Stored rows =>
"""
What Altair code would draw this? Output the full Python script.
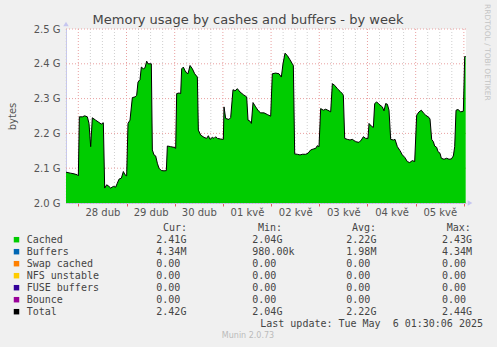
import altair as alt
import pandas as pd

# ---- data (hours since 27 Apr 00:00, value in GB) ----
hours = [17.87, 20.20, 21.86, 23.52, 24.02, 24.51, 26.01, 27.17, 28.50, 29.33, 30.16, 30.98,
         32.64, 34.31, 35.47, 36.47, 37.13, 38.13, 39.29, 40.12, 41.45, 42.61, 43.44, 44.27,
         45.44, 46.43, 47.26, 48.08, 48.75, 49.74, 50.91, 52.24, 53.06, 53.73, 54.72, 55.39,
         56.39, 57.22, 58.05, 58.71, 60.37, 60.87, 61.70, 62.53, 63.36, 64.18, 65.35, 66.68,
         67.84, 68.34, 70.00, 71.66, 72.49, 72.99, 74.15, 74.98, 75.48, 76.31, 77.47, 78.64,
         79.63, 80.79, 81.96, 83.29, 83.78, 84.94, 86.60, 87.92, 88.76, 89.59, 90.75, 91.58,
         92.41, 93.24, 94.90, 96.23, 96.56, 97.39, 99.05, 99.88, 101.04, 102.03, 103.20, 104.53,
         106.19, 107.85, 108.52, 109.51, 110.18, 111.00, 112.33, 113.66, 114.82, 116.48,
         118.14, 119.80, 120.62, 122.28, 123.94, 125.11, 125.94, 126.93, 128.10, 129.43,
         130.58, 131.09, 131.75, 133.08, 134.40, 135.57, 137.23, 138.38, 139.71, 141.04,
         142.21, 143.03, 143.87, 144.69, 146.02, 147.19, 148.85, 149.68, 150.51, 151.67,
         153.00, 154.33, 155.49, 155.99, 156.65, 157.98, 159.31, 160.46, 162.12, 163.79,
         164.95, 165.95, 167.11, 168.27, 168.77, 169.93, 170.93, 171.59, 172.59, 173.75,
         175.41, 176.24, 177.07, 177.90, 178.73, 179.56, 180.89, 181.72, 182.89, 184.20,
         185.37, 186.53, 187.86, 189.02, 190.35, 191.51, 192.51, 193.67, 194.83, 195.83,
         196.99, 198.66, 199.15, 199.98, 200.81, 201.47, 202.47, 203.13, 204.13, 204.79,
         206.12, 207.45, 208.61, 209.78, 210.77, 211.44, 212.10, 213.10, 214.43, 215.75,
         216.42, 216.92]
cached = [2.0886, 2.0857, 2.0838, 2.0810, 2.0781, 2.2476, 2.2476, 2.2505, 2.2476, 2.2286, 2.1619, 2.2448,
          2.2381, 2.2314, 2.2267, 2.2305, 2.0429, 2.0524, 2.0476, 2.0429, 2.0476, 2.0457, 2.0571, 2.0686,
          2.0714, 2.0905, 2.0810, 2.0781, 2.2286, 2.2381, 2.3029, 2.3048, 2.3095, 2.3476, 2.3543, 2.3905,
          2.3857, 2.3886, 2.4076, 2.4000, 2.4000, 2.1524, 2.1381, 2.1352, 2.1143, 2.1000, 2.0933, 2.0924,
          2.0930, 2.1638, 2.1619, 2.1600, 2.1571, 2.3143, 2.3162, 2.3143, 2.3857, 2.3905, 2.3762, 2.3714,
          2.3952, 2.3857, 2.3714, 2.3619, 2.2095, 2.1952, 2.1886, 2.1857, 2.1933, 2.1829, 2.1886, 2.1857,
          2.1905, 2.1857, 2.1838, 2.1829, 2.2762, 2.2429, 2.2400, 2.2457, 2.3257, 2.3219, 2.3286, 2.3190,
          2.3114, 2.3048, 2.2381, 2.2352, 2.2286, 2.2886, 2.2762, 2.2648, 2.2590, 2.2590,
          2.2543, 2.2495, 2.3714, 2.3733, 2.3714, 2.3619, 2.4000, 2.4305, 2.4238, 2.4114,
          2.4000, 2.3952, 2.1410, 2.1400, 2.1381, 2.1400, 2.1400, 2.1429, 2.1524, 2.1552,
          2.1571, 2.1648, 2.1619, 2.2714, 2.2667, 2.2695, 2.2648, 2.2619, 2.3429, 2.3381,
          2.3286, 2.3210, 2.3143, 2.3095, 2.1857, 2.1829, 2.1810, 2.1829, 2.1762, 2.1743,
          2.1810, 2.1905, 2.1857, 2.1857, 2.2286, 2.2210, 2.2171, 2.2857, 2.2905, 2.2838,
          2.2762, 2.2648, 2.2857, 2.2838, 2.2667, 2.1829, 2.1810, 2.1829, 2.1619, 2.1505,
          2.1381, 2.1314, 2.1190, 2.1162, 2.1219, 2.1190, 2.2524, 2.2619, 2.2667, 2.2590,
          2.2524, 2.2457, 2.2410, 2.1829, 2.1762, 2.1638, 2.1600, 2.1476, 2.1429, 2.1286,
          2.1257, 2.1286, 2.1257, 2.1267, 2.1352, 2.1619, 2.2667, 2.2686, 2.2619, 2.2638,
          2.4210, 2.4210]

# axis ticks / labels
grid_hours = [18, 24, 30, 36, 42, 48, 54, 60, 66, 72, 78, 84, 90, 96, 102, 108, 114, 120,
              126, 132, 138, 144, 150, 156, 162, 168, 174, 180, 186, 192, 198, 204, 210, 216]
day_labels = ["27 dub", "28 dub", "29 dub", "30 dub", "01 kvě", "02 kvě", "03 kvě", "04 kvě", "05 kvě"]
y_ticks = [2.0, 2.1, 2.2, 2.3, 2.4, 2.5]

# legend table
legend_names = ["Cached", "Buffers", "Swap cached", "NFS unstable", "FUSE buffers", "Bounce", "Total"]
legend_colors = ["#00cc00", "#0066b3", "#ff8000", "#ffcc00", "#330099", "#990099", "#000000"]
cur_num = ["2.41", "4.34", "0.00", "0.00", "0.00", "0.00", "2.42"]
cur_sfx = ["G", "M", "", "", "", "", "G"]
min_num = ["2.04", "980.00", "0.00", "0.00", "0.00", "0.00", "2.04"]
min_sfx = ["G", "k", "", "", "", "", "G"]
avg_num = ["2.22", "1.98", "0.00", "0.00", "0.00", "0.00", "2.22"]
avg_sfx = ["G", "M", "", "", "", "", "G"]
max_num = ["2.43", "4.34", "0.00", "0.00", "0.00", "0.00", "2.44"]
max_sfx = ["G", "M", "", "", "", "", "G"]
headers = ["Cur:", "Min:", "Avg:", "Max:"]

NB = "\u00a0"


def fmt(n, s):
    return NB * (6 - len(n)) + n + s


df = pd.DataFrame({"h": hours, "v": cached})
leg = pd.DataFrame({
    "row": list(range(len(legend_names))),
    "name": legend_names,
    "color": legend_colors,
    "cur": [fmt(n, s) for n, s in zip(cur_num, cur_sfx)],
    "mn": [fmt(n, s) for n, s in zip(min_num, min_sfx)],
    "avg": [fmt(n, s) for n, s in zip(avg_num, avg_sfx)],
    "mx": [fmt(n, s) for n, s in zip(max_num, max_sfx)],
})

MAJOR = "#e9a0a0"
MINOR = "#cfcfcf"
AXISC = "#c6c6f0"
TXT = "#555555"

vgrid = pd.DataFrame({"h": grid_hours,
                      "c": [MAJOR if h % 24 == 0 else MINOR for h in grid_hours]})
hgrid = pd.DataFrame({"g": y_ticks})

label_arr = "[" + ",".join("'" + d + "'" for d in day_labels) + "]"
x_axis = alt.Axis(
    values=grid_hours, grid=False,
    tickColor={"condition": {"test": "datum.value % 24 === 0", "value": "#e06060"}, "value": "transparent"},
    tickSize=3, domainColor=AXISC,
    labelExpr="datum.value % 24 === 12 ? " + label_arr + "[floor(datum.value / 24)] : ''",
    labelFont="DejaVu Sans", labelFontSize=10, labelColor=TXT, labelPadding=6,
    labelBaseline="middle", labelOverlap=False, labelFlush=False, title=None,
)
y_axis = alt.Axis(
    values=y_ticks, grid=False,
    tickSize=0, domainColor=AXISC,
    labelExpr="format(datum.value, '.1f') + ' G'",
    labelFont="DejaVu Sans", labelFontSize=10, labelColor=TXT, labelPadding=6,
    title="bytes", titleFont="DejaVu Sans", titleFontSize=10, titleFontWeight="normal",
    titleColor=TXT, titleX=-54, titleY=87, titleAngle=-90, titleAlign="center",
    titleBaseline="middle",
)

x_scale = alt.Scale(domain=[17.87, 217.07], nice=False, zero=False)
x_enc = alt.X("h:Q", scale=x_scale, axis=x_axis)
y_scale = alt.Scale(domain=[2.0, 2.5], nice=False, zero=False)

vrules = alt.Chart(vgrid).mark_rule(strokeDash=[1, 2], strokeWidth=1).encode(
    x=x_enc, y=alt.value(0), y2=alt.value(174), color=alt.Color("c:N", scale=None))
hrules = alt.Chart(hgrid).mark_rule(strokeDash=[1, 2], strokeWidth=1, color=MAJOR).encode(
    y=alt.Y("g:Q", scale=y_scale, axis=None), x=alt.value(0), x2=alt.value(400))

area = alt.Chart(df).mark_area(color="#00cc00", opacity=1, clip=True).encode(
    x=x_enc, y=alt.Y("v:Q", scale=y_scale, axis=y_axis))
line = alt.Chart(df).mark_line(color="#000000", strokeWidth=1).encode(
    x=x_enc, y=alt.Y("v:Q", scale=y_scale, axis=None))

one = pd.DataFrame({"a": [0]})
arrow_y = alt.Chart(one).mark_point(shape="triangle-up", filled=True, color=AXISC, size=30, opacity=1).encode(
    x=alt.value(0), y=alt.value(-5))
arrow_x = alt.Chart(one).mark_point(shape="triangle-right", filled=True, color=AXISC, size=30, opacity=1).encode(
    x=alt.value(404), y=alt.value(174))

title = alt.Chart(one).mark_text(font="DejaVu Sans", fontSize=13, color="#444444",
                                 align="center", baseline="alphabetic").encode(
    x=alt.value(182), y=alt.value(-5), text=alt.value("Memory usage by cashes and buffers - by week"))
rrd = alt.Chart(one).mark_text(font="DejaVu Sans", fontSize=7.5, color="#c4c4c4", angle=90,
                               align="left", baseline="middle").encode(
    x=alt.value(421), y=alt.value(-25), text=alt.value("RRDTOOL / TOBI OETIKER"))

row_y = alt.Y("row:Q", scale=alt.Scale(domain=[0, 6], range=[210.7, 282.7]), axis=None)
mono = dict(font="DejaVu Sans Mono", fontSize=10, color="#444444", baseline="middle")

squares = alt.Chart(leg).mark_square(size=30, opacity=1).encode(
    x=alt.value(-49.5), y=row_y, color=alt.Color("color:N", scale=None))
names = alt.Chart(leg).mark_text(align="left", **mono).encode(x=alt.value(-39.3), y=row_y, text="name:N")
cols = []
for field, px in [("cur", 90.3), ("mn", 186.3), ("avg", 280.3), ("mx", 376.0)]:
    cols.append(alt.Chart(leg).mark_text(align="left", **mono).encode(
        x=alt.value(px), y=row_y, text=f"{field}:N"))
hdrs = []
for htxt, px in zip(headers, [97.0, 192.0, 286.0, 380.7]):
    hdrs.append(alt.Chart(one).mark_text(align="left", **mono).encode(
        x=alt.value(px), y=alt.value(198.7), text=alt.value(htxt)))
last = alt.Chart(one).mark_text(align="right", **mono).encode(
    x=alt.value(417), y=alt.value(294.7),
    text=alt.value("Last update: Tue May" + NB + NB + "6 01:30:06 2025"))
munin = alt.Chart(one).mark_text(font="DejaVu Sans", fontSize=8, color="#bbbbbb",
                                 align="center", baseline="middle").encode(
    x=alt.value(182), y=alt.value(307), text=alt.value("Munin 2.0.73"))

chart = alt.layer(vrules, hrules, area, line, arrow_y, arrow_x, title, rrd, squares, names,
                  *cols, *hdrs, last, munin
                  ).resolve_scale(y="independent").properties(
    width=400, height=174, autosize="none",
    padding={"left": 66, "top": 29, "right": 31, "bottom": 144},
).configure(background="#f0f0f0").configure_view(stroke=None, fill="white")

chart.save("out.html", embed_options={"renderer": "svg", "actions": False})
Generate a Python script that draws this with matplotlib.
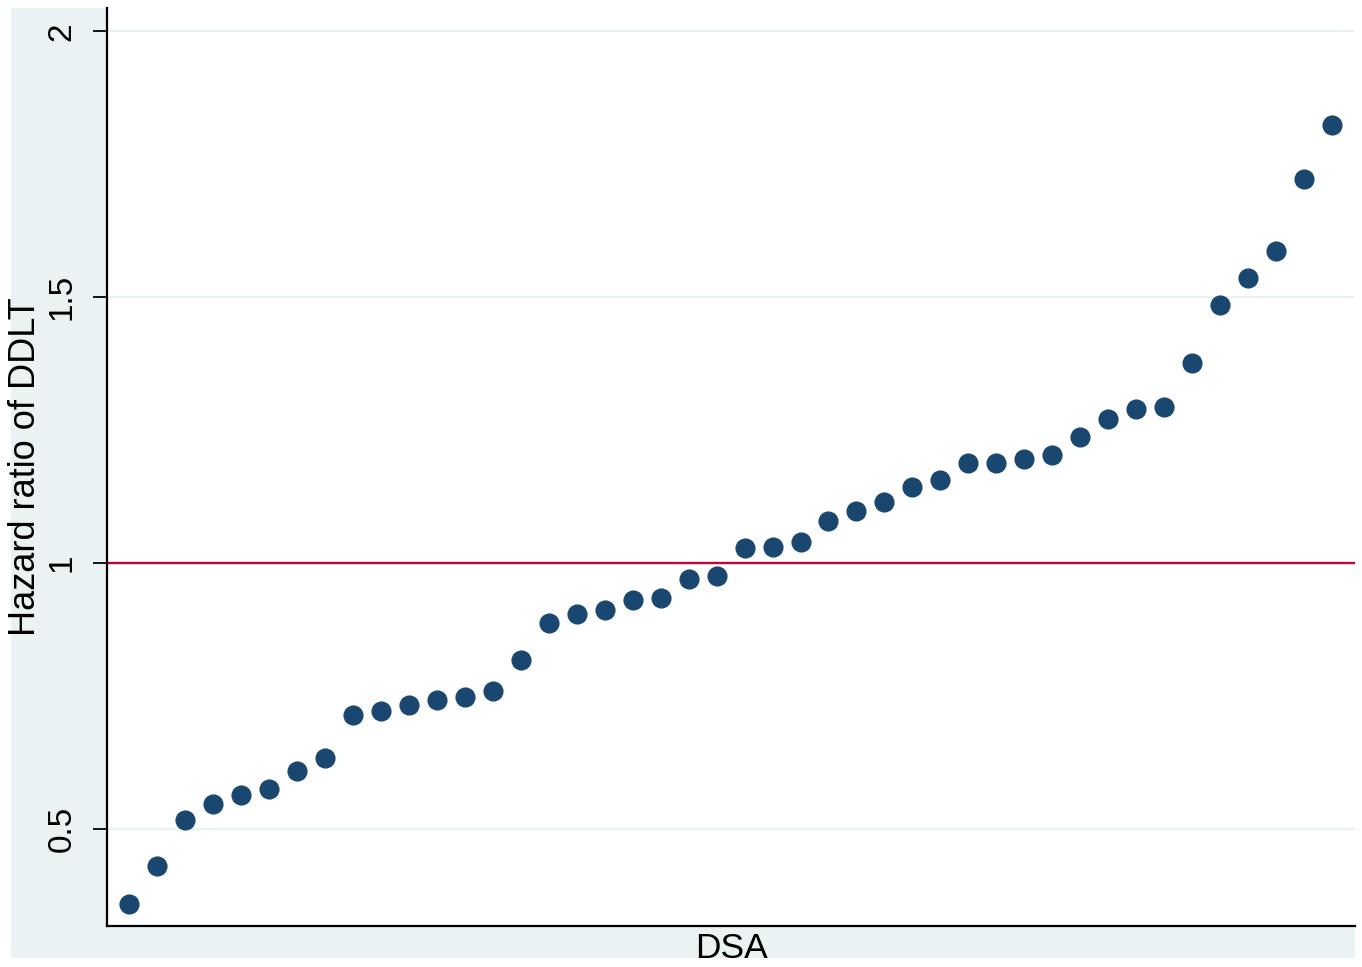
import numpy as np
import matplotlib.pyplot as plt
from matplotlib.patches import Rectangle

plt.rcParams['font.family'] = ['Liberation Sans', 'DejaVu Sans']

# hazard ratio of DDLT for each DSA, sorted
hazard_ratio = [0.358, 0.430, 0.516, 0.547, 0.563, 0.575, 0.609, 0.633,
                0.714, 0.722, 0.733, 0.742, 0.748, 0.759, 0.817, 0.887,
                0.904, 0.912, 0.930, 0.934, 0.970, 0.976, 1.028, 1.030,
                1.040, 1.079, 1.098, 1.115, 1.143, 1.156, 1.188, 1.188,
                1.196, 1.203, 1.237, 1.271, 1.290, 1.294, 1.376, 1.485,
                1.536, 1.587, 1.722, 1.824]
dsa_rank = np.arange(1, len(hazard_ratio) + 1)
y_ticks = [0.5, 1, 1.5, 2]
y_ticklabels = ['0.5', '1', '1.5', '2']

W, H = 1362, 967
fig = plt.figure(figsize=(W / 100, H / 100), dpi=100, facecolor='white')

# stata-style light background panel
bg = Rectangle((11 / W, 1 - 958 / H), (1355 - 11) / W, (958 - 8) / H,
               transform=fig.transFigure, facecolor='#eaf2f3',
               edgecolor='none', zorder=-10)
fig.add_artist(bg)

ax = fig.add_axes([107 / W, 1 - 926 / H, (1355 - 107) / W, (926 - 8) / H])
ax.set_facecolor('white')

ax.set_xlim(0.21, 44.82)
ax.set_ylim(0.317, 2.044)

for t in [0.5, 1.5, 2]:
    ax.axhline(t, color='#eaf2f3', lw=1.6, zorder=1)
ax.axhline(1, color='#c10534', lw=1.7, zorder=2)

ax.plot(dsa_rank, hazard_ratio, 'o', color='#1a476f', ms=13.5,
        mec='#1a476f', zorder=3)

for s in ['top', 'right']:
    ax.spines[s].set_visible(False)
for s in ['left', 'bottom']:
    ax.spines[s].set_linewidth(1.6)
    ax.spines[s].set_color('black')

ax.set_xticks([])
ax.set_yticks(y_ticks)
ax.set_yticklabels(y_ticklabels, rotation=90, va='center', fontsize=24)
ax.tick_params(axis='y', length=10, width=1.3, pad=11)

ax.set_ylabel('Hazard ratio of DDLT', fontsize=26, labelpad=3)
ax.set_xlabel('DSA', fontsize=25.5, labelpad=4)

# the frame is cut just below the x title
fig.add_artist(Rectangle((0, 0), 1, 1 - 958 / H, transform=fig.transFigure,
                         facecolor='white', edgecolor='none', zorder=20))

fig.savefig('out.png', dpi=100, facecolor='white')
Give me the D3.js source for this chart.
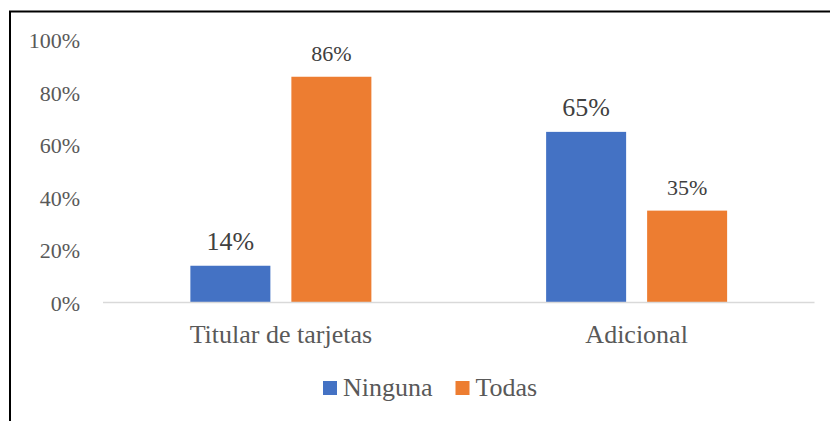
<!DOCTYPE html>
<html>
<head>
<meta charset="utf-8">
<script src="https://cdn.jsdelivr.net/npm/d3@7/dist/d3.min.js"></script>
<style>
  html, body { margin: 0; padding: 0; background: #fff; }
  svg { display: block; font-family: "Liberation Serif", "Times New Roman", serif; }
</style>
</head>
<body>
<svg id="chart" width="830" height="421"></svg>
<script>
const categories = ["Titular de tarjetas", "Adicional"];
const seriesNames = ["Ninguna", "Todas"];
const ningunaValues = [0.14, 0.65];
const todasValues = [0.86, 0.35];
const yTicks = [0, 0.2, 0.4, 0.6, 0.8, 1.0];

const seriesColors = { "Ninguna": "#4472c4", "Todas": "#ed7d31" };
const labelSizes = { "Ninguna": 26, "Todas": 22 };

const svg = d3.select("#chart");
const W = 830, H = 421;

// outer frame (only left and top visible)
svg.append("rect")
  .attr("x", 10).attr("y", 11.5)
  .attr("width", 900).attr("height", 500)
  .attr("fill", "none").attr("stroke", "#000").attr("stroke-width", 2);

const plotLeft = 103, plotRight = 814.5, plotTop = 40, plotBottom = 302.5;

const x0 = d3.scaleBand().domain(categories).range([plotLeft, plotRight]).paddingInner(0).paddingOuter(0);
const y = d3.scaleLinear().domain([0, 1]).range([plotBottom, plotTop]);

const barW = 80, barGap = 21;
const x1 = d3.scaleOrdinal().domain(seriesNames).range([-(barGap / 2) - barW, barGap / 2]);

const data = [];
categories.forEach((c, i) => {
  data.push({ cat: c, series: "Ninguna", value: ningunaValues[i] });
  data.push({ cat: c, series: "Todas", value: todasValues[i] });
});

// y axis labels
const yAxis = d3.axisLeft(y).tickValues(yTicks).tickFormat(d3.format(".0%")).tickSize(0).tickPadding(0);
const gy = svg.append("g").attr("transform", "translate(80,0)").call(yAxis);
gy.select(".domain").remove();
gy.selectAll("text")
  .attr("fill", "#595959")
  .style("font-family", "'Liberation Serif', 'Times New Roman', serif")
  .style("font-size", "22px")
  .attr("dy", "0.35em");

// bars
svg.append("g").selectAll("rect").data(data).join("rect")
  .attr("x", d => x0(d.cat) + x0.bandwidth() / 2 + x1(d.series))
  .attr("y", d => y(d.value))
  .attr("width", barW)
  .attr("height", d => y(0) - y(d.value))
  .attr("fill", d => seriesColors[d.series]);

// baseline
svg.append("line")
  .attr("x1", plotLeft).attr("x2", plotRight)
  .attr("y1", y(0)).attr("y2", y(0))
  .attr("stroke", "#d9d9d9").attr("stroke-width", 1.5);

// data labels
svg.append("g").selectAll("text").data(data).join("text")
  .attr("x", d => x0(d.cat) + x0.bandwidth() / 2 + x1(d.series) + barW / 2)
  .attr("y", d => y(d.value) - 16)
  .attr("text-anchor", "middle")
  .attr("fill", "#404040")
  .style("font-size", d => labelSizes[d.series] + "px")
  .text(d => d3.format(".0%")(d.value));

// category labels
svg.append("g").selectAll("text").data(categories).join("text")
  .attr("x", d => x0(d) + x0.bandwidth() / 2)
  .attr("y", 343)
  .attr("text-anchor", "middle")
  .attr("fill", "#595959")
  .style("font-size", "26px")
  .text(d => d);

// legend
const legendX = [323, 455.5];
const lg = svg.append("g").selectAll("g").data(seriesNames).join("g")
  .attr("transform", (d, i) => `translate(${legendX[i]},0)`);
lg.append("rect").attr("x", 0).attr("y", 381).attr("width", 14).attr("height", 14)
  .attr("fill", d => seriesColors[d]);
lg.append("text").attr("x", 20).attr("y", 396)
  .attr("fill", "#595959").style("font-size", "26px")
  .text(d => d);
</script>
</body>
</html>
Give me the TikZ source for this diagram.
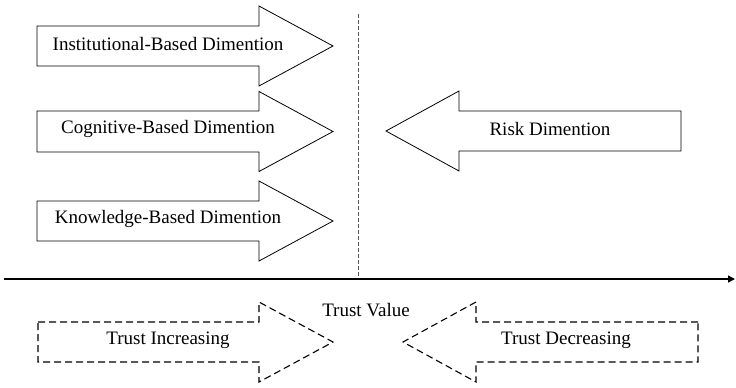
"""
Given problem =>
In the listing above, find the line with "Generate a Python" and the line with "plt.rcParams['font.family'] = ['Liberation". Copy exactly those two and every line between, without the pictures.

Response to the exercise =>
Generate a Python script that draws this with matplotlib.
import numpy as np
import matplotlib.pyplot as plt
from matplotlib.patches import Rectangle

plt.rcParams['font.family'] = ['Liberation Sans', 'DejaVu Sans']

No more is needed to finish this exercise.